- WHAT IS NEEDED -
Repeat exactly the lines of the listing below, please, starting with the first and ending with the line containing "import pandas as pd"; leave out the rest.

** BEGIN SUPPLIED RECORDS **

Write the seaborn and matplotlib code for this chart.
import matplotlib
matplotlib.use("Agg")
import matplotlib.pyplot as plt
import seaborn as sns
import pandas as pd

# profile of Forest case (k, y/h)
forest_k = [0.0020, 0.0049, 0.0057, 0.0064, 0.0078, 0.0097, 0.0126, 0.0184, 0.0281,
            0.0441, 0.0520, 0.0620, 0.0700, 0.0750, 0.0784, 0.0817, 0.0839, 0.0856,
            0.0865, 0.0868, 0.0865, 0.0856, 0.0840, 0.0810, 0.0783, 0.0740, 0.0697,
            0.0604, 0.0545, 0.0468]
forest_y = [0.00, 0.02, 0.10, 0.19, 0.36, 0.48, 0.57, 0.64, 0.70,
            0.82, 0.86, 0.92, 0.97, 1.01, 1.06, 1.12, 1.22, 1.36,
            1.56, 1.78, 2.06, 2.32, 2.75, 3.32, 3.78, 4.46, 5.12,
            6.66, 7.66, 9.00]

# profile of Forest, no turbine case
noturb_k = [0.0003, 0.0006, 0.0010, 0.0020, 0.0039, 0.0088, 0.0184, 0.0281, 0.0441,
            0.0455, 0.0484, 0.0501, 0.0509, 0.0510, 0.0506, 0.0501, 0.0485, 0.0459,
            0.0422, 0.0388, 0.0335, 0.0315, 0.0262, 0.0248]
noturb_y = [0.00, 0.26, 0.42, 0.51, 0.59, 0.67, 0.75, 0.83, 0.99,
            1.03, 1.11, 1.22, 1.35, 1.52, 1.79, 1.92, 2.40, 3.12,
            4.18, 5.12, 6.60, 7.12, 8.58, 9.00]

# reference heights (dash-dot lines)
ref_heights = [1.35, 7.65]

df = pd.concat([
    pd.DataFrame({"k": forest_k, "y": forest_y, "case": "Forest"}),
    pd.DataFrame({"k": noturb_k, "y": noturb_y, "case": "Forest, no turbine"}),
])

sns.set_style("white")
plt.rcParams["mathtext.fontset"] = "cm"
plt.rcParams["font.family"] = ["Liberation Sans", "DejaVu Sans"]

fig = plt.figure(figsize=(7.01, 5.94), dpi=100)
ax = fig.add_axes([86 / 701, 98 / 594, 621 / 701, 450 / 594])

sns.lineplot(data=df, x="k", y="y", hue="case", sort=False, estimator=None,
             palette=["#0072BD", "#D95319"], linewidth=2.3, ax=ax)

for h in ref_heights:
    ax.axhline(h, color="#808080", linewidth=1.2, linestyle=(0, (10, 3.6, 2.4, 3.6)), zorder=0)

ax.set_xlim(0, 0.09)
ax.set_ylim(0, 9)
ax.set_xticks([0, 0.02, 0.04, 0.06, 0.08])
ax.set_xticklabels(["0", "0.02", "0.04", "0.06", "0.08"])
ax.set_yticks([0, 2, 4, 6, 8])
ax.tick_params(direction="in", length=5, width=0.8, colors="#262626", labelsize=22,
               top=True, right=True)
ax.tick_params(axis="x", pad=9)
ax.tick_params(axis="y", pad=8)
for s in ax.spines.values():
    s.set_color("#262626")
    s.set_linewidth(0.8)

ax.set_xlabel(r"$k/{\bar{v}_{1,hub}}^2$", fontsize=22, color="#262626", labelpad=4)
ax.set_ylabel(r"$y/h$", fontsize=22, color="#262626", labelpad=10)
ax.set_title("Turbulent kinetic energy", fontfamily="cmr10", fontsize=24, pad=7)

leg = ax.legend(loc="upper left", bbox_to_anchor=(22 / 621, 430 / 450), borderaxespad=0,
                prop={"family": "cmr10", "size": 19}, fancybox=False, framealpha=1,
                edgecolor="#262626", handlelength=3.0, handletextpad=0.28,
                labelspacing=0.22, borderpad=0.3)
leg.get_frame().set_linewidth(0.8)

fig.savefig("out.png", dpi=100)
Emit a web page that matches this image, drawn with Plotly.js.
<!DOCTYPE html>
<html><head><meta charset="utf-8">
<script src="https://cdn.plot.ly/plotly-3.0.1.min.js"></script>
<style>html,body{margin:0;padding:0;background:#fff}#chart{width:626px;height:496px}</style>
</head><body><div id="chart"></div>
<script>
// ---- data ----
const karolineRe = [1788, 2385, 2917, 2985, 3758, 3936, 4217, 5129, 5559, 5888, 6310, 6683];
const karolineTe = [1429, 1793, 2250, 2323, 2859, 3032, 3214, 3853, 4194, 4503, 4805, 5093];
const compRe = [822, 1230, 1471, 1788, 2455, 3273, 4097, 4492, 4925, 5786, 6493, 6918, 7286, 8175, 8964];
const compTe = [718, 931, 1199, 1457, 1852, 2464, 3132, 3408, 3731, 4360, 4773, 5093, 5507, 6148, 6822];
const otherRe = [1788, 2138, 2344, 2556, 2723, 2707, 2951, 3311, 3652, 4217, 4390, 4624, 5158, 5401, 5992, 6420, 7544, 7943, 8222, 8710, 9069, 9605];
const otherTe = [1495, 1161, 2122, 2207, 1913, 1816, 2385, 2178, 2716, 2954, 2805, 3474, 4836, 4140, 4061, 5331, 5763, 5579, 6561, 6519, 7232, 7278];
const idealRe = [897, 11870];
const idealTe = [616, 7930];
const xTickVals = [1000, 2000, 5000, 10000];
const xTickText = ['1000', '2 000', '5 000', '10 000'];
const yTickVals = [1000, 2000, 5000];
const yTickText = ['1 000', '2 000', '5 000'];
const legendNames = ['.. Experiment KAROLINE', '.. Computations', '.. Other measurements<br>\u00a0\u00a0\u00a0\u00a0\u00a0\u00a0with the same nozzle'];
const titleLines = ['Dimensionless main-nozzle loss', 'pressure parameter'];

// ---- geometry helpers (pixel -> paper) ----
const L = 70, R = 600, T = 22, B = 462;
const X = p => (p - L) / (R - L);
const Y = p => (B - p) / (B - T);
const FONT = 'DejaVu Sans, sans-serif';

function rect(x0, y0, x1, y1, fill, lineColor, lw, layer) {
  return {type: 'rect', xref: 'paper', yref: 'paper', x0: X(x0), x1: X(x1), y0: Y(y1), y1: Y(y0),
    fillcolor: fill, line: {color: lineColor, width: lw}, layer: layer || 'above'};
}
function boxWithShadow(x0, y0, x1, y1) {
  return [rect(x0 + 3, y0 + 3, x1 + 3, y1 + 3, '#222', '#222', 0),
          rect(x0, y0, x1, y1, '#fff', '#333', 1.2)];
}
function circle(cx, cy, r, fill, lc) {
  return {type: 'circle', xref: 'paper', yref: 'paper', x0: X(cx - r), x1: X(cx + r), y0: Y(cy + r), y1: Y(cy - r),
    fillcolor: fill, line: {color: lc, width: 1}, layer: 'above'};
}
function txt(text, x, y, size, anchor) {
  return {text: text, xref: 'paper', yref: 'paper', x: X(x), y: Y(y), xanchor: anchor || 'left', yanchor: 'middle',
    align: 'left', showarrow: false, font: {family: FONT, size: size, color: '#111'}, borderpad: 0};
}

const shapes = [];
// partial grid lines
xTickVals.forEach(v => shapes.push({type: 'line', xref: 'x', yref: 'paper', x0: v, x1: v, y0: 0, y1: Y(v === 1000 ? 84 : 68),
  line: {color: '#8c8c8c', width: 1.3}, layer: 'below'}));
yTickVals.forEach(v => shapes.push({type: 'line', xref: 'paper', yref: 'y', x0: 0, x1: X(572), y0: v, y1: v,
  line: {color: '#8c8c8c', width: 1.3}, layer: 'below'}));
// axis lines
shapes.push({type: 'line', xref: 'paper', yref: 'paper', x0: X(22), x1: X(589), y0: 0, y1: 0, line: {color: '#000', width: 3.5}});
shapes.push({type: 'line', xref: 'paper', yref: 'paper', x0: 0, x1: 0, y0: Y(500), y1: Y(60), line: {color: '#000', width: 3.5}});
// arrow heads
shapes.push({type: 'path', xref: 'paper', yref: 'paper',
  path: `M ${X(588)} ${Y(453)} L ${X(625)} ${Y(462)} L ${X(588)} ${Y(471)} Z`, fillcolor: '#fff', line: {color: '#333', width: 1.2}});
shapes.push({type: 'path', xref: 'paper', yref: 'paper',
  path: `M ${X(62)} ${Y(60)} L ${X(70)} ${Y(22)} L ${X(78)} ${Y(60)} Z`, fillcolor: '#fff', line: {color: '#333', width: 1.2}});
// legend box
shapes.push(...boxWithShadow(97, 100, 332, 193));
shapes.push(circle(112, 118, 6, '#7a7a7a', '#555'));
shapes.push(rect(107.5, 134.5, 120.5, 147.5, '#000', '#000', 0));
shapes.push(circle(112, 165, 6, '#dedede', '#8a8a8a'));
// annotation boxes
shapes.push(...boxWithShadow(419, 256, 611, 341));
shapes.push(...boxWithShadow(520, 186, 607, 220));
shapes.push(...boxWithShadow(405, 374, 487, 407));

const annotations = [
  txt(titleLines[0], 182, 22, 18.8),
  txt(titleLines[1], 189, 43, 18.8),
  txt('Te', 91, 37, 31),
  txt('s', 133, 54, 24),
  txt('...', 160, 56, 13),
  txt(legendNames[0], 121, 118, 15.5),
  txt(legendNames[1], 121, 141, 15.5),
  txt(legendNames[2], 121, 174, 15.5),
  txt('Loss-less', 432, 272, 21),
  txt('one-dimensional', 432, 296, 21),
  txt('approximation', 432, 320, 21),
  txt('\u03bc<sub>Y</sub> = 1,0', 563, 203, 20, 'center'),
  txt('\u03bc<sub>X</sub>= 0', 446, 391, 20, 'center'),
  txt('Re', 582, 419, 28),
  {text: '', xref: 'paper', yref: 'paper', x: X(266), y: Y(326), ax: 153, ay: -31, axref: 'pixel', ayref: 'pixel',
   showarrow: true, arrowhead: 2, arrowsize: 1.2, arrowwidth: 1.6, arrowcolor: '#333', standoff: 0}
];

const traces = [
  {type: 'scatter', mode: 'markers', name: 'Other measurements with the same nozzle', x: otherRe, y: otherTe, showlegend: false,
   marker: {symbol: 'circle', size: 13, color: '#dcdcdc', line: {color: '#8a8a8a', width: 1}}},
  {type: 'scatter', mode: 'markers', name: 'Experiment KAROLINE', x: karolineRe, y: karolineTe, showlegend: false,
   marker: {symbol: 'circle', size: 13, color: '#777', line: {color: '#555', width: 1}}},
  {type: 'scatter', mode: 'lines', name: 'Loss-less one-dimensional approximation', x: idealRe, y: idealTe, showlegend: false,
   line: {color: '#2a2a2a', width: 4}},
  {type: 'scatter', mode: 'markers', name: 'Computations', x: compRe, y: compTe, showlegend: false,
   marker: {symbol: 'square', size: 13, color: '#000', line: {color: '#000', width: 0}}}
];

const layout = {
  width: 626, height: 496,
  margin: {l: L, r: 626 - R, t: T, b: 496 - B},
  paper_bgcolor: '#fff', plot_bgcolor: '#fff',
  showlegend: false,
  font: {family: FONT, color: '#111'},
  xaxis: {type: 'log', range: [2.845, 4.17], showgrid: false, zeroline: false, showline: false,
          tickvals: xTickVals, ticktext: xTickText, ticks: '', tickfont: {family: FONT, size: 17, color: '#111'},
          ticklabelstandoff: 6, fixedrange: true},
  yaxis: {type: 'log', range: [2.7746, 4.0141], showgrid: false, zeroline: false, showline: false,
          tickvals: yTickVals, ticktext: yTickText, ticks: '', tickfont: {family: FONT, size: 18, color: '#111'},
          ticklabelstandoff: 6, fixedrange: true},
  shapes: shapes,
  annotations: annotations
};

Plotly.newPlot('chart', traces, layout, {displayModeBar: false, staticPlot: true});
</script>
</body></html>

** END SUPPLIED RECORDS **

- FINAL RESULT -
Write the seaborn and matplotlib code for this chart.
import matplotlib
matplotlib.use("Agg")
import matplotlib.pyplot as plt
import seaborn as sns
import pandas as pd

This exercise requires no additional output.